Good morning. At the facility where I make my wines, they brought in a small amount of Toreldego for another client. Numbers were run pre-fermentation and the wine showed a YAN of over 600- but a pH of 4.3 and a VA level already above .115.
The fermentation kicked off well, though started smelling like balsamic vinegar, and stuck at about 12 brix. Another test was done and there was still a ton of YAN left - over 350 or so.
The question - do you think the high pH and/or VA could have helped ‘stick’ this fermentation? Curious to hear your opinions . . .

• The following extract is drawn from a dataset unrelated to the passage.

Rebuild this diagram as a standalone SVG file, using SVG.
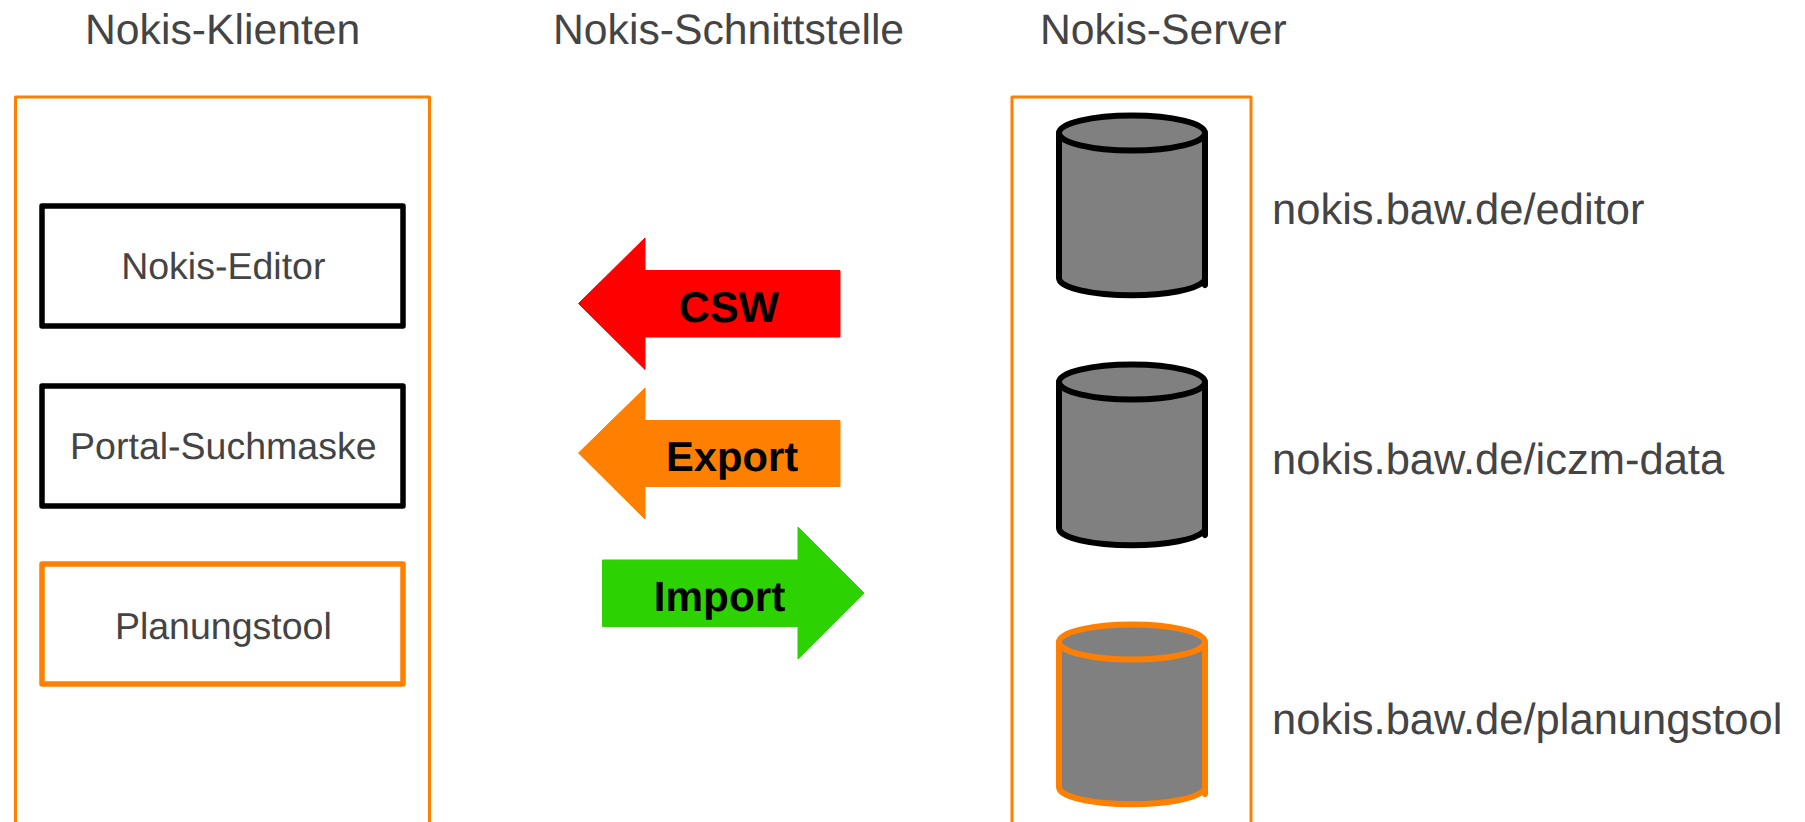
<svg xmlns="http://www.w3.org/2000/svg" width="1805" height="822" viewBox="0 0 1805 822">
<style>
text{font-family:"Liberation Sans",Arial,sans-serif;text-rendering:geometricPrecision}
.t{font-size:42.700px;fill:#444}
.u{font-size:43.500px;fill:#444}
.l{font-size:37.500px;fill:#444;text-anchor:middle}
.a{font-size:41.700px;font-weight:bold;fill:#000;text-anchor:middle}
.panel{fill:none;stroke:#ff8000;stroke-width:3;stroke-linejoin:round}
.box{fill:#fff;stroke-width:5.500;stroke-linejoin:round}
.k{stroke:#000}.o{stroke:#ff8000}
.cyl{fill:#808080;stroke-width:6;stroke-linejoin:round}
.arrow{stroke-width:1;stroke-linejoin:round}
</style>
<rect width="1805" height="822" fill="#fff"/>
<g id="titles">
<text class="t" x="85" y="44">Nokis-Klienten</text>
<text class="t" x="553" y="44">Nokis-Schnittstelle</text>
<text class="t" x="1040" y="44">Nokis-Server</text>
</g>
<g id="panel-clients"><path class="panel" d="M15.500 830V97H429.500V830"/></g>
<g id="panel-server"><path class="panel" d="M1012 830V97H1251V830"/></g>
<g id="node-editor"><rect class="box k" x="42" y="206" width="361" height="120"/><text class="l" x="223.300" y="279">Nokis-Editor</text></g>
<g id="node-portal"><rect class="box k" x="42" y="386" width="361" height="120"/><text class="l" x="223.300" y="459">Portal-Suchmaske</text></g>
<g id="node-planung"><rect class="box o" x="42" y="564" width="361" height="120"/><text class="l" x="223.300" y="639">Planungstool</text></g>
<g id="connectors">
<g id="arrow-csw"><path class="arrow" fill="#ff0000" stroke="#ff0000" d="M578.500 303.500L645 238V270.500H840V337H645V369.500Z"/><text class="a" style="font-size:43px" x="729" y="322">CSW</text></g>
<g id="arrow-export"><path class="arrow" fill="#ff8000" stroke="#ff8000" d="M578.500 453L645 388V420.500H840V486.500H645V519Z"/><text class="a" x="732" y="471">Export</text></g>
<g id="arrow-import"><path class="arrow" fill="#2dd300" stroke="#2dd300" d="M864 593L798 527V560H602.500V626.500H798V659Z"/><text class="a" style="font-size:42.300px" x="719.500" y="611">Import</text></g>
</g>
<g id="db-editor"><path class="cyl k" d="M1059 133V278C1059 288 1092 295.300 1132 295.300C1168 295.300 1196 289 1203 282L1205 285V133"/><ellipse class="cyl k" cx="1132" cy="133" rx="73" ry="17.500"/><text class="u" x="1272" y="224.300">nokis.baw.de/editor</text></g>
<g id="db-iczm"><path class="cyl k" d="M1059 382V528C1059 538 1092 545.300 1132 545.300C1168 545.300 1196 539 1203 532L1205 535V382"/><ellipse class="cyl k" cx="1132" cy="382" rx="73" ry="17.500"/><text class="u" x="1272" y="473.700">nokis.baw.de/iczm-data</text></g>
<g id="db-planung"><path class="cyl o" d="M1059 642V787C1059 797 1092 804.300 1132 804.300C1168 804.300 1196 798 1203 791L1205 794V642"/><ellipse class="cyl o" cx="1132" cy="642" rx="73" ry="17.500"/><text class="u" x="1272" y="733.500">nokis.baw.de/planungstool</text></g>
</svg>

I have no idea what happened here, but I am seeing some things this year that I have never seen before. Low conversion rates, disappearing malics, etc – weird
Larry, was a malic acid test run on the juice? I’m wondering if lactobacillus ate all the malate pre-fermentation, then started producing acetic acid from the glu/fru. I agree that the VA inhibited the yeast from finishing the fermentation. The good news is that high VA, high RS, interesting grape varieties are very trendy here. You should be able to sell that to any number of wine bars in SF. Just say it’s from an organic vineyard and you made it naturally.
I’d probably go with the high VA hypothesis, but another one occurs to me – in the absence of good temp control, the super high pH and YAN sounds like a recipe for the initial fermentation stage to go so fast that the yeast killed themselves by producing alc inside the cells faster than they could excrete it.